SOURCE DATA:
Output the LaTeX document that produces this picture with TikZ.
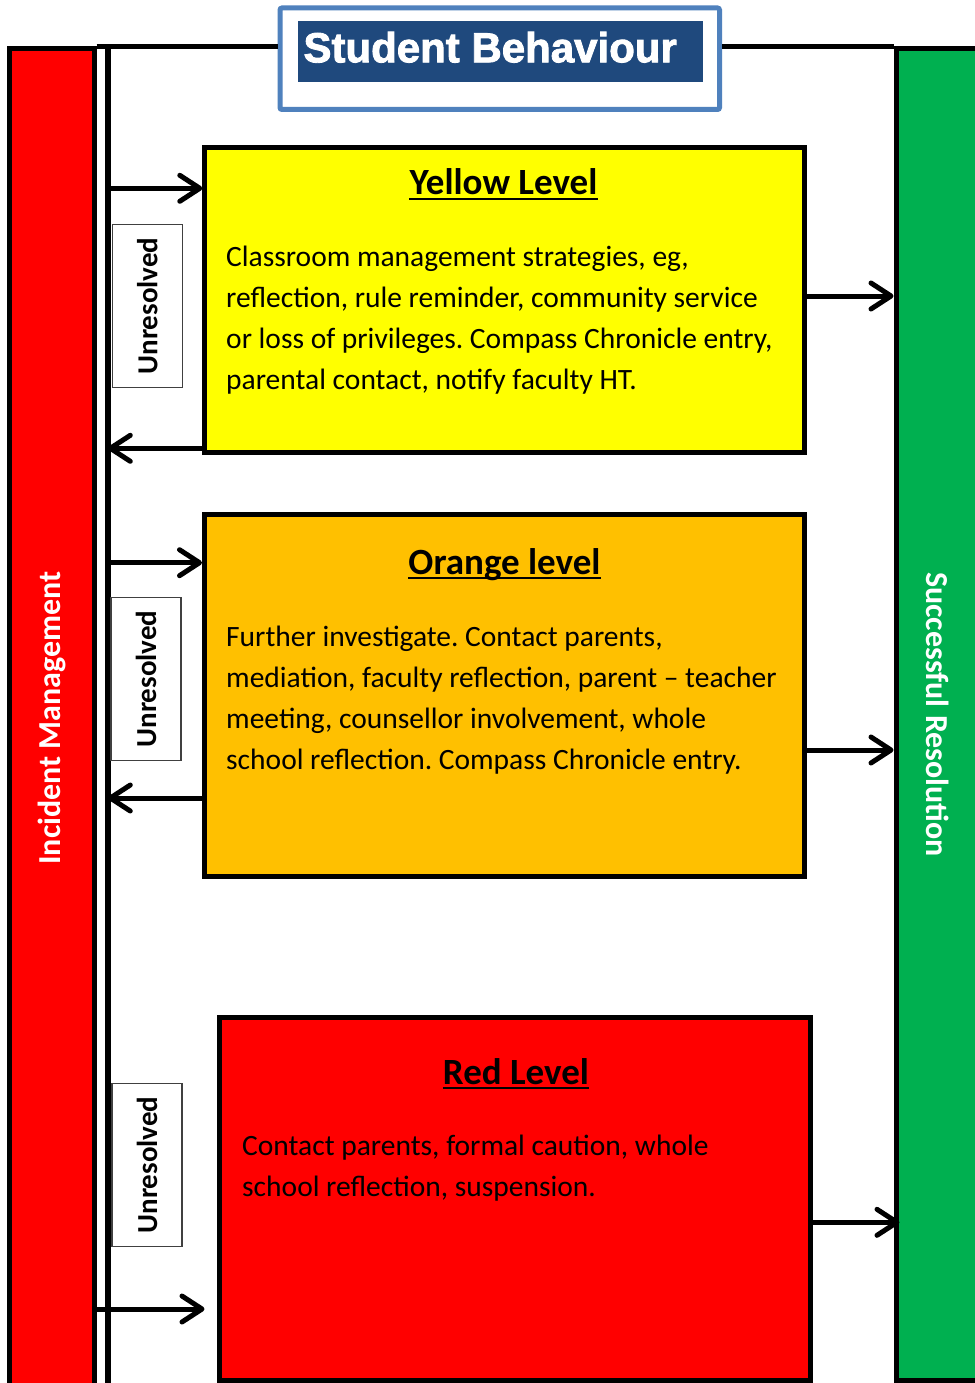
\documentclass[tikz,border=0pt]{standalone}
\usepackage{fontspec}
\setmainfont{Carlito}
\newfontfamily\titlefont[BoldFont={Liberation Sans Bold}, BoldFeatures={FakeBold=2}]{Liberation Sans}
\usetikzlibrary{arrows.meta}
\definecolor{imred}{HTML}{FF0000}
\definecolor{srgreen}{HTML}{00B050}
\definecolor{lvyellow}{HTML}{FFFF00}
\definecolor{lvorange}{HTML}{FFC000}
\definecolor{titlenavy}{HTML}{1F497D}
\definecolor{titleblue}{HTML}{4F81BD}
\frenchspacing
\begin{document}
\begin{tikzpicture}[x=1pt,y=-1pt,
  bar/.style={draw=black, line width=5pt, rectangle, inner sep=0pt},
  levelbox/.style={draw=black, line width=5pt, rectangle, inner sep=0pt},
  unres/.style={draw=black!75, line width=1.5pt, fill=white, rotate=90, inner sep=0pt,
    minimum width=163pt, minimum height=70pt, font=\fontsize{29}{32}\selectfont\bfseries},
  bartext/.style={text=white, font=\fontsize{32}{35}\selectfont\bfseries},
  heading/.style={anchor=base, inner sep=0pt, font=\fontsize{37}{41}\selectfont\bfseries},
  body/.style={anchor=north west, inner sep=0pt, align=left, font=\fontsize{29.5}{41}\selectfont},
  arr/.style={line width=5pt, -{Straight Barb[length=20pt,width=26pt,round]}},
  uline/.style={line width=2.5pt},
  frameline/.style={line width=5.5pt},
]
\useasboundingbox (0,0) rectangle (974,1383);
\fill[white] (0,0) rectangle (974,1383);

% side bars
\node[bar, fill=imred, rotate=90, minimum width=1338pt, minimum height=84.4pt, bartext] (im) at (52,718) {Incident Management};
\node[bar, fill=srgreen, rotate=-90, minimum width=1331pt, minimum height=84pt, bartext] (sr) at (938,714.5) {Successful Resolution};

% title
\node[draw=titleblue, line width=5pt, fill=white, rounded corners=2pt, minimum width=439.5pt, minimum height=101.5pt, inner sep=0pt] (title) at (499.75,58.75) {};
\node[fill=titlenavy, minimum width=404.7pt, minimum height=60.7pt, inner sep=0pt] (titlebar) at (500.3,51.3) {};
\node[anchor=base west, inner sep=0pt, text=white, font=\titlefont\fontsize{42}{46}\selectfont\bfseries] (titletext) at (303.3,62.3) {Student Behaviour};

% frame lines
\coordinate (vtop) at (107.8,48.5);
\coordinate (vbot) at (107.8,1395);
\draw[frameline] (vtop) -- (vbot);
\draw[frameline] (im.south east) -- (im.south east -| title.west);
\draw[frameline] (title.east |- sr.south west) -- (sr.south west);

% level boxes
\node[levelbox, fill=lvyellow, minimum width=599.4pt, minimum height=304.5pt] (yellow) at (504.5,299.8) {};
\node[levelbox, fill=lvorange, minimum width=600pt, minimum height=362pt] (orange) at (504.5,695) {};
\node[levelbox, fill=imred, minimum width=591pt, minimum height=363pt] (red) at (514.5,1198.5) {};

% headings
\node[heading] (yh) at (503.5,195) {Yellow Level};
\draw[uline] ([yshift=-4pt]yh.base west) -- ([yshift=-4pt]yh.base east);
\node[heading] (oh) at (504.5,574) {Orange level};
\draw[uline] ([yshift=-4pt]oh.base west) -- ([yshift=-4pt]oh.base east);
\node[heading] (rh) at (516,1084) {Red Level};
\draw[uline] ([yshift=-4pt]rh.base west) -- ([yshift=-4pt]rh.base east);

% body texts
\node[body] (yb) at (226,241) {\rule{0pt}{25pt}Classroom management strategies, eg,\\reflection, rule reminder, community service\\or loss of privileges. Compass Chronicle entry,\\parental contact, notify faculty HT.};
\node[body] (ob) at (226,621) {\rule{0pt}{25pt}Further investigate. Contact parents,\\mediation, faculty reflection, parent – teacher\\meeting, counsellor involvement, whole\\school reflection. Compass Chronicle entry.};
\node[body] (rb) at (242,1130) {\rule{0pt}{25pt}Contact parents, formal caution, whole\\school reflection, suspension.};

% unresolved tags
\node[unres] (u1) at (147.3,306) {Unresolved};
\node[unres] (u2) at (146,679) {Unresolved};
\node[unres] (u3) at (147,1165) {Unresolved};

% arrows
\draw[arr] (vtop |- 0,188.3) -- (yellow.west |- 0,188.3);
\draw[arr] (yellow.west |- 0,448.3) -- (vtop |- 0,448.3);
\draw[arr] (yellow.east |- 0,296) -- (sr.south |- 0,296);
\draw[arr] (vtop |- 0,562.7) -- (orange.west |- 0,562.7);
\draw[arr] (orange.west |- 0,798) -- (vtop |- 0,798);
\draw[arr] (orange.east |- 0,750) -- (sr.south |- 0,750);
\draw[arr] (im.south |- 0,1309) -- ([xshift=-12pt]red.west |- 0,1309);
\draw[arr] (red.east |- 0,1222.3) -- ([xshift=6pt]sr.south |- 0,1222.3);
\end{tikzpicture}
\end{document}
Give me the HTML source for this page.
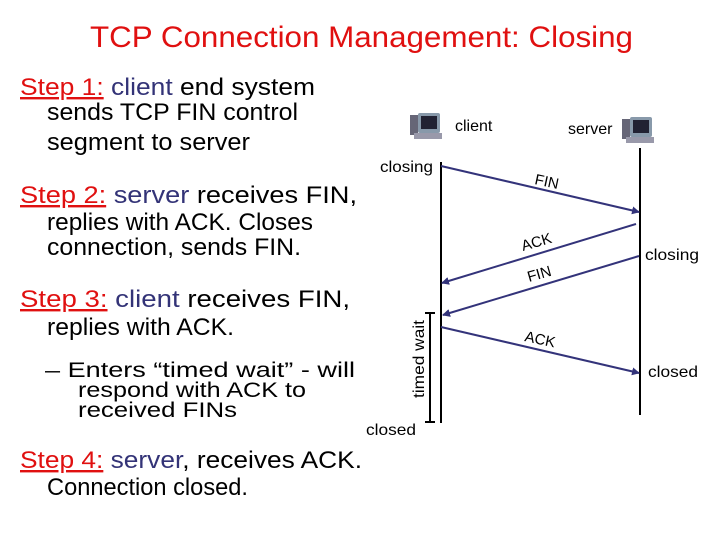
<!DOCTYPE html>
<html><head><style>body{margin:0;background:#fff}svg{display:block}text{font-family:"Liberation Sans",sans-serif}</style></head><body>
<svg width="720" height="540" viewBox="0 0 720 540" xmlns="http://www.w3.org/2000/svg">
<defs><marker id="a" markerWidth="8" markerHeight="8" refX="7" refY="4" orient="auto" markerUnits="userSpaceOnUse"><path d="M0,0 L8,4 L0,8 z" fill="#33337a"/></marker>
<g id="pc"><rect x="0" y="2" width="8" height="20" fill="#667"/><rect x="8" y="0" width="22" height="20" rx="2" fill="#8899aa"/><rect x="11" y="3" width="16" height="13" fill="#223"/><rect x="4" y="20" width="28" height="6" fill="#99a"/></g></defs>
<text x="90" y="47" font-size="30" fill="#e01010" textLength="543" lengthAdjust="spacingAndGlyphs">TCP Connection Management: Closing</text>
<g font-size="24">
<text x="20" y="95" textLength="295" lengthAdjust="spacingAndGlyphs"><tspan fill="#e01010" text-decoration="underline">Step 1:</tspan> <tspan fill="#333377">client</tspan> end system</text>
<text x="47" y="120" textLength="251" lengthAdjust="spacingAndGlyphs">sends TCP FIN control</text>
<text x="47" y="150" textLength="203" lengthAdjust="spacingAndGlyphs">segment to server</text>
<text x="20" y="203" textLength="337" lengthAdjust="spacingAndGlyphs"><tspan fill="#e01010" text-decoration="underline">Step 2:</tspan> <tspan fill="#333377">server</tspan> receives FIN,</text>
<text x="47" y="230" textLength="266" lengthAdjust="spacingAndGlyphs">replies with ACK. Closes</text>
<text x="47" y="255" textLength="254" lengthAdjust="spacingAndGlyphs">connection, sends FIN.</text>
<text x="20" y="307" textLength="330" lengthAdjust="spacingAndGlyphs"><tspan fill="#e01010" text-decoration="underline">Step 3:</tspan> <tspan fill="#333377">client</tspan> receives FIN,</text>
<text x="47" y="335" textLength="187" lengthAdjust="spacingAndGlyphs">replies with ACK.</text>
<text x="20" y="468" textLength="342" lengthAdjust="spacingAndGlyphs"><tspan fill="#e01010" text-decoration="underline">Step 4:</tspan> <tspan fill="#333377">server</tspan>, receives ACK.</text>
<text x="47" y="495" textLength="201" lengthAdjust="spacingAndGlyphs">Connection closed.</text>
</g>
<g font-size="21">
<text x="45" y="377" textLength="310" lengthAdjust="spacingAndGlyphs">– Enters “timed wait” - will</text>
<text x="78" y="397" textLength="228" lengthAdjust="spacingAndGlyphs">respond with ACK to</text>
<text x="78" y="417" textLength="159" lengthAdjust="spacingAndGlyphs">received FINs</text>
</g>
<use href="#pc" x="410" y="113"/><use href="#pc" x="622" y="117"/>
<g font-size="16">
<text x="455" y="131">client</text>
<text x="568" y="134">server</text>
<text x="380" y="172" textLength="53" lengthAdjust="spacingAndGlyphs">closing</text>
<text x="645" y="260" textLength="54" lengthAdjust="spacingAndGlyphs">closing</text>
<text x="648" y="377" textLength="50" lengthAdjust="spacingAndGlyphs">closed</text>
<text x="366" y="435" textLength="50" lengthAdjust="spacingAndGlyphs">closed</text>
<text transform="translate(424,398) rotate(-90)" textLength="78" lengthAdjust="spacingAndGlyphs">timed wait</text>
</g>
<g font-size="15">
<text transform="translate(534,184) rotate(12)">FIN</text>
<text transform="translate(523,251) rotate(-16)">ACK</text>
<text transform="translate(529,282) rotate(-16)">FIN</text>
<text transform="translate(524,341) rotate(12)">ACK</text>
</g>
<g stroke="#000" stroke-width="2"><line x1="441" y1="162" x2="441" y2="423"/><line x1="640" y1="148" x2="640" y2="415"/>
<line x1="430" y1="313" x2="430" y2="422"/><line x1="425" y1="313" x2="435" y2="313"/><line x1="425" y1="422" x2="435" y2="422"/></g>
<g stroke="#33337a" stroke-width="2" marker-end="url(#a)">
<line x1="441" y1="166" x2="639" y2="212"/>
<line x1="636" y1="224" x2="442" y2="283"/>
<line x1="639" y1="256" x2="443" y2="315"/>
<line x1="441" y1="327" x2="639" y2="373"/>
</g>
</svg>
</body></html>
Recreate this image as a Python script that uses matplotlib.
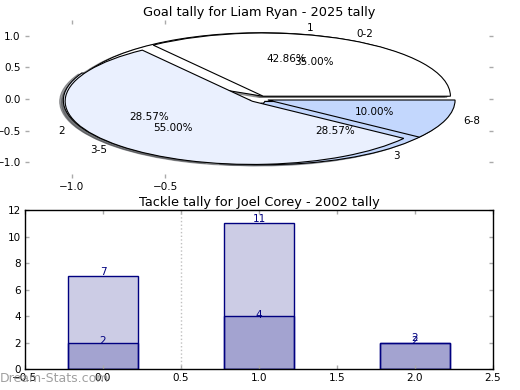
import numpy as np
import matplotlib
matplotlib.use('Agg')
import matplotlib.pyplot as plt

# pie data
goal_labels = ['1', '2', '3']
goal_counts = [3, 2, 2]
range_labels = ['0-2', '3-5', '6-8']
range_share = [35, 55, 10]
pie_colors = ['#ffffff', '#eaf0fe', '#c3d7fd']

# bar data
bar_x = [0, 1, 2]
tackles_total = [7, 11, 2]
tackles_part = [2, 4, 2]

fsz = 7.5
plt.rcParams['font.size'] = fsz

fig = plt.figure(figsize=(5.2, 3.9), dpi=100)
ax1 = fig.add_axes([0.048, 0.5436, 0.9, 0.405])
ax2 = fig.add_axes([0.048, 0.0538, 0.9, 0.4077])

# top: two pies on the same axes
for vals, labs in [(goal_counts, goal_labels), (range_share, range_labels)]:
    wedges, texts, autotexts = ax1.pie(vals, labels=labs, autopct='%.2f%%',
                                       explode=[0.05] * 3,
                                       shadow={'ox': -0.014, 'oy': -0.014},
                                       colors=pie_colors,
                                       wedgeprops={'edgecolor': 'black', 'linewidth': 0.8})
    for t in texts + autotexts:
        t.set_fontsize(fsz)

ax1.set_aspect('auto')
ax1.set_frame_on(False)
ax1.set_xlim(-1.25, 1.25)
ax1.set_ylim(-1.25, 1.25)
ax1.set_xticks([-1.0, -0.5])
ax1.set_yticks([-1.0, -0.5, 0.0, 0.5, 1.0])
ax1.set_title('Goal tally for Liam Ryan - 2025 tally', fontsize=9.3, pad=3)

# bottom: overlapping bars
ax2.bar(bar_x, tackles_total, width=0.45, color=(0, 0, 0.5, 0.2), edgecolor='navy', linewidth=1)
ax2.bar(bar_x, tackles_part, width=0.45, color=(0, 0, 0.5, 0.2), edgecolor='navy', linewidth=1)
for x, v in zip(bar_x, tackles_total):
    ax2.annotate(str(v), (x, v), xytext=(0, 3), textcoords='offset points',
                 ha='center', va='center', color='navy', fontsize=fsz)
for x, v in zip(bar_x, tackles_part):
    ax2.annotate(str(v), (x, v), xytext=(0, 1), textcoords='offset points',
                 ha='center', va='center', color='navy', fontsize=fsz)
ax2.axvline(0.5, color='#c0c0c0', linestyle=':', linewidth=1)
ax2.set_xlim(-0.5, 2.5)
ax2.set_ylim(0, 12)
ax2.set_xticks([-0.5, 0.0, 0.5, 1.0, 1.5, 2.0, 2.5])
ax2.set_yticks([0, 2, 4, 6, 8, 10, 12])
ax2.set_title('Tackle tally for Joel Corey - 2002 tally', fontsize=9.3, pad=3)
for sp in ax2.spines.values():
    sp.set_linewidth(1)

for ax in (ax1, ax2):
    ax.tick_params(direction='in', length=3, width=1, color='#aaaaaa',
                   top=True, right=True, labelsize=fsz, pad=3)

fig.text(0.0, 0.012, 'Dream-Stats.com', color='#888888', alpha=0.8, fontsize=9,
         ha='left', va='bottom', family='DejaVu Sans')

fig.savefig('out.png', dpi=100)
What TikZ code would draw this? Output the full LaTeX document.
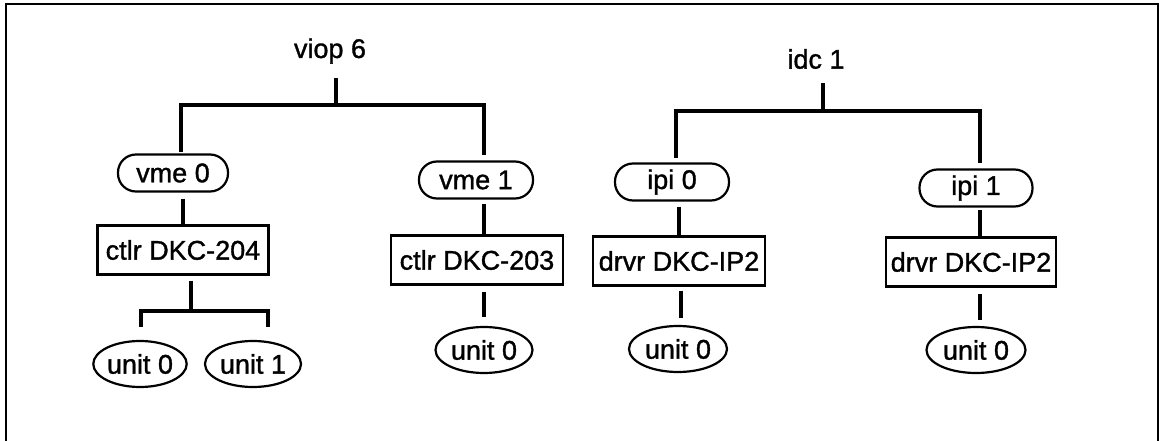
\documentclass[tikz,border=0pt]{standalone}
\usepackage{fontspec}
\setmainfont{Liberation Sans}
\newfontfamily\heavysans[FakeBold=1.2]{Liberation Sans}
\usetikzlibrary{shapes.geometric,calc}
\begin{document}
\begin{tikzpicture}[x=1pt,y=-1pt,
  every node/.style={font=\heavysans\fontsize{27}{30}\selectfont, inner sep=0pt},
  conn/.style={line width=3.4pt},
  pill/.style={draw, line width=2.2pt, rounded corners=18pt, minimum height=37pt},
  boxn/.style={draw, line width=2.2pt, minimum height=49pt},
  unitn/.style={draw, ellipse, line width=2.2pt, minimum height=46pt}]
\useasboundingbox (0,0) rectangle (1163,441);
% frame
\draw[line width=2.2pt] (6,441) -- (6,4) -- (1158,4) -- (1158,441);
% nodes
\node (viop) at (330,51) {viop 6};
\node (idc) at (816,59) {idc 1};
\node[pill, minimum width=110pt] (vme0) at (173,173) {vme 0};
\node[pill, minimum width=114pt] (vme1) at (476,180) {vme 1};
\node[pill, minimum width=114pt] (ipi0) at (672,182) {ipi 0};
\node[pill, minimum width=113pt] (ipi1) at (976,188) {ipi 1};
\node[boxn, minimum width=171pt] (c4) at (183,250) {ctlr DKC-204};
\node[boxn, minimum width=172pt] (c3) at (477,260) {ctlr DKC-203};
\node[boxn, minimum width=172pt] (d1) at (679,261) {drvr DKC-IP2};
\node[boxn, minimum width=170pt] (d2) at (971,262) {drvr DKC-IP2};
\node[unitn, minimum width=89pt] (u0a) at (140,364) {unit 0};
\node[unitn, minimum width=96pt] (u1a) at (253,364) {unit 1};
\node[unitn, minimum width=97pt] (u0b) at (484,350) {unit 0};
\node[unitn, minimum width=98pt] (u0c) at (678,349) {unit 0};
\node[unitn, minimum width=99pt] (u0d) at (976,350) {unit 0};
% bus coordinates
\coordinate (vb) at (336,105);
\coordinate (vL) at (181,105);
\coordinate (vR) at (484,105);
\coordinate (ib) at (823,111);
\coordinate (iL) at (676,111);
\coordinate (iR) at (980,111);
\coordinate (bb) at (191,311);
\coordinate (bL) at (141,311);
\coordinate (bR) at (268,311);
% connectors
\draw[conn, shorten <=14pt] (vb |- viop.south) -- (vb);
\draw[conn, shorten <=14pt] (ib |- idc.south) -- (ib);
\draw[conn, shorten <=1pt, shorten >=5pt] (vL |- vme0.north) -- (vL) -- (vR) -- (vR |- vme1.north);
\draw[conn, shorten <=4pt, shorten >=5pt] (iL |- ipi0.north) -- (iL) -- (iR) -- (iR |- ipi1.north);
\draw[conn, shorten <=6pt] (c4.north |- vme0.south) -- (c4.north);
\draw[conn, shorten <=5pt] (bb |- c4.south) -- (bb);
\draw[conn, shorten <=13pt, shorten >=13pt] (bL |- u0a.north) -- (bL) -- (bR) -- (bR |- u1a.north);
\draw[conn, shorten <=4pt] (vR |- vme1.south) -- (vR |- c3.north);
\draw[conn, shorten <=6pt, shorten >=9pt] (vR |- c3.south) -- (vR |- u0b.north);
\draw[conn, shorten <=5pt] (d1.north |- ipi0.south) -- (d1.north);
\draw[conn, shorten <=4pt, shorten >=7pt] ([xshift=2pt]d1.south) -- ([xshift=2pt]d1.south |- u0c.north);
\draw[conn, shorten <=2pt] (iR |- ipi1.south) -- (iR |- d2.north);
\draw[conn, shorten <=6pt, shorten >=6pt] (iR |- d2.south) -- (iR |- u0d.north);
\end{tikzpicture}
\end{document}
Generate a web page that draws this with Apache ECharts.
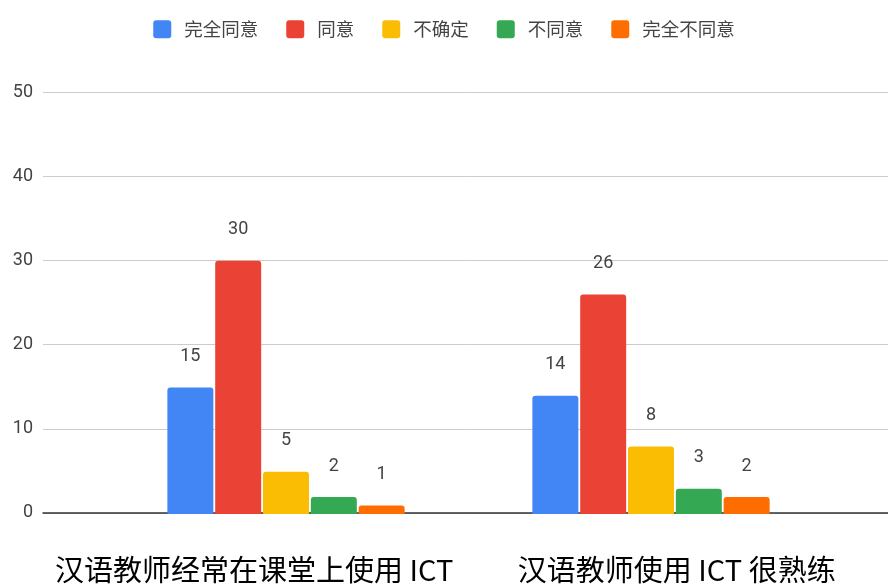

WHAT TO WORK ON: Copy all lines from the entries that contain the word "Output".

FINISHED EXERCISE:
Output the LaTeX document that produces this picture with TikZ.
What TikZ code would draw this? Output the full LaTeX document.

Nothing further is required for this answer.